My personal approach to painting has always been to do what is required to make the figures look OK when viewed en masse on the tabletop, and frankly not to waste time or energy by doing any more than that. I have continued with that approach into this project. The relatively small number of poses often available for figures has also never bothered me that much. Indeed for the rather stylised manner in which I have been playing Napoleonics (C&C rules on a hex/offset square grid) it seemed to me that uniformity in the ranks actually enhanced the look of the thing. Not so with WWI, my first foray into anything remotely modern for more than forty years. What one wants here, I think, and even when viewed at arms length, is the opposite: heterogeneity. I don't think the poses have to be radically different from each other - there are only so many things that one is likely to do with a rifle on a battlefield - just sufficiently so that the brain doesn't identify them all as identical as the eye scans across them.

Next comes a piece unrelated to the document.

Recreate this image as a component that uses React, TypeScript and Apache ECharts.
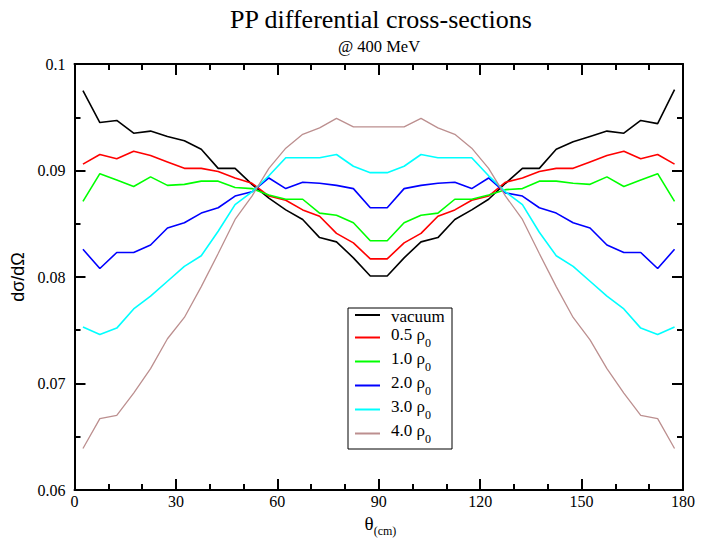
import React, { useEffect, useRef } from "react";
import * as echarts from "echarts";

const theta = [
  2.5, 7.5, 12.5, 17.5, 22.5, 27.5, 32.5, 37.5, 42.5, 47.5, 52.5, 57.5,
  62.5, 67.5, 72.5, 77.5, 82.5, 87.5, 92.5, 97.5, 102.5, 107.5, 112.5, 117.5,
  122.5, 127.5, 132.5, 137.5, 142.5, 147.5, 152.5, 157.5, 162.5, 167.5, 172.5, 177.5,
];

const vacuum = [
  0.0975, 0.0945, 0.0947, 0.0935, 0.0937, 0.0932, 0.0928, 0.092, 0.0902, 0.0902, 0.0887, 0.0874,
  0.0863, 0.0854, 0.0837, 0.0833, 0.0818, 0.0801, 0.0801, 0.0818, 0.0833, 0.0837, 0.0854, 0.0863,
  0.0873, 0.0888, 0.0902, 0.0902, 0.092, 0.0927, 0.0932, 0.0937, 0.0935, 0.0947, 0.0944, 0.0976,
];
const rho05 = [
  0.0906, 0.0915, 0.0911, 0.0918, 0.0914, 0.0908, 0.0902, 0.0902, 0.0899, 0.0893, 0.0888, 0.0876,
  0.0872, 0.0863, 0.0857, 0.0841, 0.0832, 0.0817, 0.0817, 0.0832, 0.0841, 0.0857, 0.0863, 0.0872,
  0.0876, 0.0889, 0.0893, 0.0899, 0.0902, 0.0902, 0.0908, 0.0914, 0.0918, 0.0911, 0.0915, 0.0906,
];
const rho10 = [
  0.0871, 0.0897, 0.0891, 0.0885, 0.0894, 0.0886, 0.0887, 0.089, 0.089, 0.0884, 0.0883, 0.0877,
  0.0873, 0.0873, 0.086, 0.0858, 0.0851, 0.0834, 0.0834, 0.0851, 0.0858, 0.086, 0.0873, 0.0873,
  0.0877, 0.0882, 0.0883, 0.089, 0.089, 0.0888, 0.0887, 0.0894, 0.0885, 0.0891, 0.0897, 0.0871,
];
const rho20 = [
  0.0826, 0.0808, 0.0823, 0.0823, 0.083, 0.0846, 0.0851, 0.086, 0.0865, 0.0876, 0.088, 0.0893,
  0.0883, 0.0889, 0.0888, 0.0886, 0.0883, 0.0865, 0.0865, 0.0883, 0.0886, 0.0888, 0.0889, 0.0883,
  0.0893, 0.0879, 0.0876, 0.0865, 0.086, 0.0851, 0.0846, 0.083, 0.0823, 0.0823, 0.0808, 0.0826,
];
const rho30 = [
  0.0753, 0.0746, 0.0752, 0.077, 0.0782, 0.0796, 0.081, 0.082, 0.0843, 0.0868, 0.088, 0.0895,
  0.0912, 0.0912, 0.0912, 0.0915, 0.0904, 0.0898, 0.0898, 0.0904, 0.0915, 0.0912, 0.0912, 0.0912,
  0.0895, 0.088, 0.0868, 0.0842, 0.082, 0.081, 0.0796, 0.0782, 0.077, 0.0752, 0.0746, 0.0753,
];
const rho40 = [
  0.0639, 0.0667, 0.067, 0.0691, 0.0714, 0.0742, 0.0762, 0.0791, 0.0822, 0.0854, 0.0876, 0.0902,
  0.0921, 0.0934, 0.094, 0.0949, 0.0941, 0.0941, 0.0941, 0.0941, 0.0949, 0.094, 0.0934, 0.0921,
  0.0902, 0.0876, 0.0854, 0.0822, 0.0791, 0.0762, 0.0741, 0.0714, 0.0691, 0.067, 0.0667, 0.0639,
];

const seriesNames = ["vacuum", "0.5 ρ0", "1.0 ρ0", "2.0 ρ0", "3.0 ρ0", "4.0 ρ0"];
const seriesValues = [vacuum, rho05, rho10, rho20, rho30, rho40];
const seriesColors = ["#000000", "#ff0000", "#00ff00", "#0000ff", "#00ffff", "#bc8f8f"];
const xTicks = { min: 0, max: 180, interval: 30 };
const yTicks = { min: 0.06, max: 0.1, interval: 0.01 };

const SERIF = "'Liberation Serif', 'Times New Roman', serif";
const SANS = "'Liberation Sans', Arial, sans-serif";

export default function App() {
  const ref = useRef<HTMLDivElement>(null);
  useEffect(() => {
    if (!ref.current) return;
    const chart = echarts.init(ref.current, null, { renderer: "svg" });
    const axisCommonX = (pos: "bottom" | "top", showLabel: boolean) => ({
      type: "value",
      position: pos,
      min: xTicks.min,
      max: xTicks.max,
      interval: xTicks.interval,
      axisLine: { show: true, onZero: false, lineStyle: { color: "#000", width: 2 } },
      axisTick: { show: true, inside: true, length: 11, lineStyle: { color: "#000", width: 2 } },
      minorTick: { show: true, splitNumber: 3, length: 6, lineStyle: { color: "#000", width: 2 } },
      splitLine: { show: false },
      minorSplitLine: { show: false },
      axisLabel: {
        show: showLabel,
        margin: 3,
        color: "#000",
        fontFamily: SERIF,
        fontSize: 16,
      },
    });
    const axisCommonY = (pos: "left" | "right", showLabel: boolean) => ({
      type: "value",
      position: pos,
      min: yTicks.min,
      max: yTicks.max,
      interval: yTicks.interval,
      axisLine: { show: true, onZero: false, lineStyle: { color: "#000", width: 2 } },
      axisTick: { show: true, inside: true, length: 11, lineStyle: { color: "#000", width: 2 } },
      minorTick: { show: true, splitNumber: 2, length: 6, lineStyle: { color: "#000", width: 2 } },
      splitLine: { show: false },
      minorSplitLine: { show: false },
      axisLabel: {
        show: showLabel,
        margin: 9,
        color: "#000",
        fontFamily: SERIF,
        fontSize: 16,
        formatter: (v: number) => String(parseFloat(v.toFixed(2))),
      },
    });

    const option: any = {
      animation: false,
      backgroundColor: "#ffffff",
      grid: { left: 74.5, right: 27, top: 64, bottom: 49, containLabel: false },
      xAxis: [axisCommonX("bottom", true), axisCommonX("top", false)],
      yAxis: [
        {
          ...axisCommonY("left", true),
          name: "dσ/dΩ",
          nameLocation: "middle",
          nameGap: 34,
          nameRotate: 90,
          nameTextStyle: { color: "#000", fontFamily: SANS, fontSize: 18 },
        },
        axisCommonY("right", false),
      ],
      legend: {
        orient: "vertical",
        left: 355,
        top: 305,
        padding: 0,
        itemGap: 1,
        itemWidth: 25,
        itemHeight: 2,
        icon: "rect",
        data: seriesNames,
        formatter: (name: string) =>
          name === "vacuum" ? `{v|${name}}` : `{m|${name.slice(0, -1)}}{s|${name.slice(-1)}}`,
        textStyle: {
          color: "#000",
          fontFamily: SERIF,
          fontSize: 17,
          rich: {
            v: { fontFamily: SERIF, fontSize: 17, lineHeight: 23, padding: [3, 0, 0, 6], color: "#000" },
            m: {
              fontFamily: SERIF,
              fontSize: 17,
              lineHeight: 23,
              verticalAlign: "top",
              padding: [0, 0, 0, 6],
              color: "#000",
            },
            s: { fontFamily: SERIF, fontSize: 12, lineHeight: 23, verticalAlign: "bottom", color: "#000" },
          },
        },
      },
      graphic: [
        {
          type: "text",
          x: 381,
          y: 19,
          style: {
            text: "PP differential cross-sections",
            fontFamily: SERIF,
            fontSize: 26,
            fill: "#000",
            align: "center",
            verticalAlign: "middle",
          },
        },
        {
          type: "text",
          x: 379,
          y: 46,
          style: {
            text: "@ 400 MeV",
            fontFamily: SERIF,
            fontSize: 16.5,
            fill: "#000",
            align: "center",
            verticalAlign: "middle",
          },
        },
        {
          type: "text",
          x: 369,
          y: 523,
          style: { text: "θ", fontFamily: SERIF, fontSize: 19, fill: "#000", align: "center", verticalAlign: "middle" },
        },
        {
          type: "text",
          x: 385,
          y: 531,
          style: { text: "(cm)", fontFamily: SERIF, fontSize: 12, fill: "#000", align: "center", verticalAlign: "middle" },
        },
        {
          type: "rect",
          z: 1,
          shape: { x: 348, y: 308, width: 104, height: 141 },
          style: { fill: "#ffffff", stroke: "#000", lineWidth: 1 },
        },
      ],
      series: seriesNames.map((name, k) => ({
        name,
        type: "line",
        xAxisIndex: 0,
        yAxisIndex: 0,
        symbol: "none",
        z: 3,
        lineStyle: { color: seriesColors[k], width: k === 5 ? 1.3 : 1.6 },
        itemStyle: { color: seriesColors[k] },
        data: theta.map((t, i) => [t, seriesValues[k][i]]),
      })),
    };
    chart.setOption(option);
    return () => chart.dispose();
  }, []);
  return (
    <div
      ref={ref}
      style={{ position: "fixed", left: 0, top: 0, width: 710, height: 539, background: "#fff" }}
    />
  );
}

I have no problem with doing a bit of figure remodelling; it scratches the same itch as painting. Sometime I shall have to post a photo of the model of a Napoleonic hussar dancing with a lady of dubious virtue that I wasted some time putting together a few years ago. Anyway, as previously reported I have been chopping up Tommies throwing Mills bombs to try to get some variety, which as a consequence has left me with some customised riflemen as well. All in all the British should be OK. The problem is ordinary German riflemen. For perhaps obvious reasons most late war German infantry produced in plastic are Stormtroopers. I shall either have to up the level of my modelling skills, buy some metal figures or let the Germans do all the attacking.